Why would a UK health body want the government to ditch speed bumps? According to the National Institute for Health and Care Excellence (Nice), it's a great way to cut air pollution.
That's not all: a new report from Nice points to evidence from the Netherlands that slashing the speed limit to 50mph on motorways in urban areas is "highly cost-effective at reducing air pollution".
It says enforcing variable speed limits on major roads is fairly inexpensive as "only a limited number of speed cameras would be needed".
Vehicles create more emissions when they speed up and slow down, like on congested motorways, so to keep a more consistent speed, health officials suggested the limit being temporarily lowered to 50 or 60mph when traffic is stopping and starting.
In the recommendations, released today, Nice said some speed bumps encouraged people to accelerate then slow down, and suggested using average speed technology, which tracks vehicles over a set distance rather than capturing a snapshot of their speed, to promote safer driving.
The RAC Foundation said earlier this year that cameras measuring average speeds were monitoring drivers on more than 250 miles of Britain's roads.

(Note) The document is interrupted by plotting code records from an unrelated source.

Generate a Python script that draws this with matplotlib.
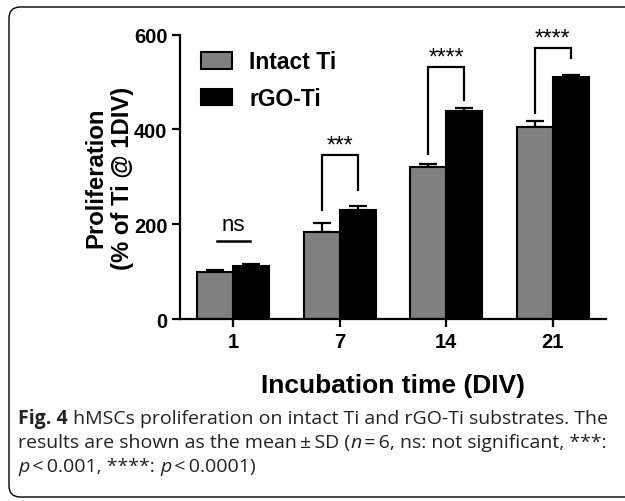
import numpy as np
import matplotlib
matplotlib.use("Agg")
import matplotlib.pyplot as plt
from matplotlib.patches import FancyBboxPatch

# data
days = ['1', '7', '14', '21']
intact = [99, 183, 320, 406]
intact_sd = [5, 20, 8, 11]
rgo = [111, 231, 440, 511]
rgo_sd = [6, 7, 5, 3]

# significance brackets: (group, left leg bottom, right leg bottom, top, label)
sig = [(1, 229, 272, 346, '***'),
       (2, 348, 462, 531, '****'),
       (3, 435, 550, 572, '****')]
ns_y = 164

plt.rcParams['font.family'] = ['Liberation Sans', 'DejaVu Sans']

W, H = 625, 502
fig = plt.figure(figsize=(W / 100, H / 100), dpi=100)
ax = fig.add_axes([180 / W, 1 - 320 / H, 426 / W, (320 - 35.7) / H])

x = np.arange(len(days))
w = 0.34
ax.bar(x - w / 2, intact, w, color='#808080', edgecolor='black', linewidth=1.5,
       label='Intact Ti', zorder=2)
ax.bar(x + w / 2, rgo, w, color='black', edgecolor='black', linewidth=1.5,
       label='rGO-Ti', zorder=2)
zero = np.zeros(len(days))
ax.errorbar(x - w / 2, intact, yerr=[zero, intact_sd], fmt='none', ecolor='black',
            elinewidth=1.6, capsize=6.5, capthick=1.6, zorder=1)
ax.errorbar(x + w / 2, rgo, yerr=[zero, rgo_sd], fmt='none', ecolor='black',
            elinewidth=1.6, capsize=6.5, capthick=1.6, zorder=1)

for g, yl, yr, top, lab in sig:
    ax.plot([g - w / 2, g - w / 2, g + w / 2, g + w / 2], [yl, top, top, yr],
            color='black', lw=1.6, clip_on=False, solid_joinstyle='miter')
    ax.text(g, top + 8, lab, ha='center', va='baseline', fontsize=16.5, clip_on=False)

ax.plot([-0.155, 0.155], [ns_y, ns_y], color='black', lw=1.8)
ax.text(0, ns_y + 24, 'ns', ha='center', va='baseline', fontsize=16)

ax.set_xlim(-0.5, 3.5)
ax.set_ylim(0, 600)
ax.set_yticks([0, 200, 400, 600])
ax.set_xticks(x)
ax.set_xticklabels(days)
for s in ['top', 'right']:
    ax.spines[s].set_visible(False)
for s in ['left', 'bottom']:
    ax.spines[s].set_linewidth(1.6)
ax.tick_params(width=1.6, length=6, labelsize=14.5, pad=3)
for t in ax.get_xticklabels() + ax.get_yticklabels():
    t.set_fontweight('bold')

ax.legend(loc='upper left', bbox_to_anchor=(0.05, 0.945), frameon=False,
          prop={'weight': 'bold', 'size': 16.5}, handlelength=1.35,
          handleheight=0.74, handletextpad=0.75, labelspacing=0.6,
          borderaxespad=0, borderpad=0)

fig.text((180 + 606) / 2 / W, 1 - 386 / H, 'Incubation time (DIV)', ha='center',
         va='center', fontsize=19, fontweight='bold')
fig.text(109 / W, 1 - 178 / H, 'Proliferation\n(% of Ti @ 1DIV)', ha='center',
         va='center', rotation=90, fontsize=17.2, fontweight='bold',
         multialignment='center', linespacing=1.2)

# caption below the plot, written in runs so bold/italic parts can mix
cap_font = ['Open Sans', 'DejaVu Sans']
cap_color = '#222222'
cap_size = 14.0
lines = [
    [('Fig. 4', 'bold', 'normal'),
     (' hMSCs proliferation on intact Ti and rGO-Ti substrates. The', 'normal', 'normal')],
    [('results are shown as the mean\u2009\u00b1\u2009SD (', 'normal', 'normal'),
     ('n', 'normal', 'italic'),
     ('\u2009=\u20096, ns: not significant, ***:', 'normal', 'normal')],
    [('p', 'normal', 'italic'),
     ('\u2009<\u20090.001, ****: ', 'normal', 'normal'),
     ('p', 'normal', 'italic'),
     ('\u2009<\u20090.0001)', 'normal', 'normal')],
]
line_y = [419, 443, 467]
renderer = fig.canvas.get_renderer()
for runs, ly in zip(lines, line_y):
    xpos = 18
    for txt, wt, st in runs:
        t = fig.text(xpos / W, 1 - ly / H, txt, ha='left', va='center',
                     fontsize=cap_size, fontweight=wt, fontstyle=st,
                     family=cap_font, color=cap_color)
        bb = t.get_window_extent(renderer)
        xpos += bb.width

box = FancyBboxPatch((9 / W, 1 - 498 / H), 640 / W, (498 - 8) / H,
                     boxstyle='round,pad=0,rounding_size=0.018',
                     transform=fig.transFigure, fill=False, edgecolor='black',
                     linewidth=1.0, mutation_aspect=W / H)
fig.patches.append(box)

fig.savefig('out.png', dpi=100)
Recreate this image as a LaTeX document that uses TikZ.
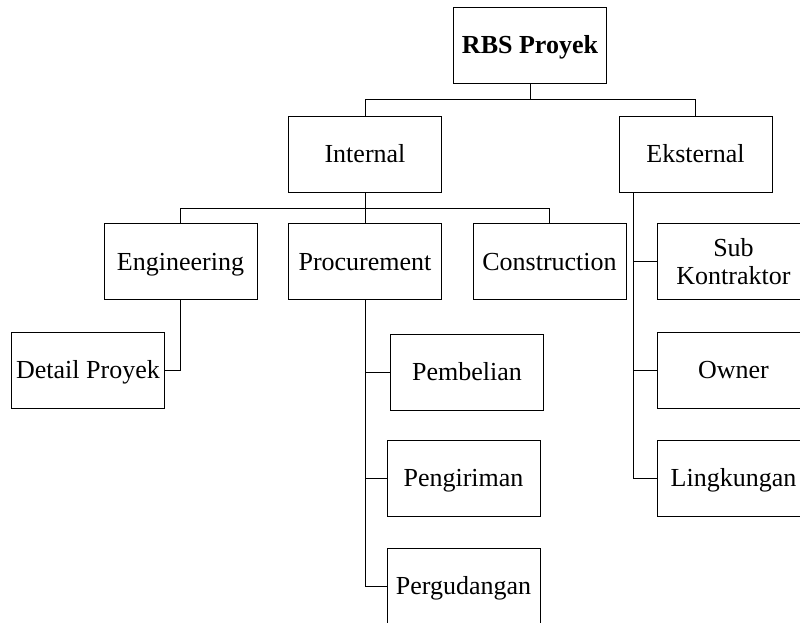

Among the other proposals, Nice suggested cities with particular pollution troubles should think about bringing in clean air zones and the possibility of introducing congestion charge zones.
And parents didn't escape the health officials' hawk eyes either: they suggested "no-idling" zones should be brought in around schools to stop pesky parents lurking at school drop-offs with their cars running.
Air pollution is a contributory factor in about 25,000 deaths a year, according to Nice – about five per cent of all deaths.
Yesterday, London mayor Sadiq Khan unveiled the capital's first hydrogen-powered double-decker bus which will be trialled to help reduce emissions from buses.
He wants all London buses to meet the Ultra-Low Emission Zone standard in 2020.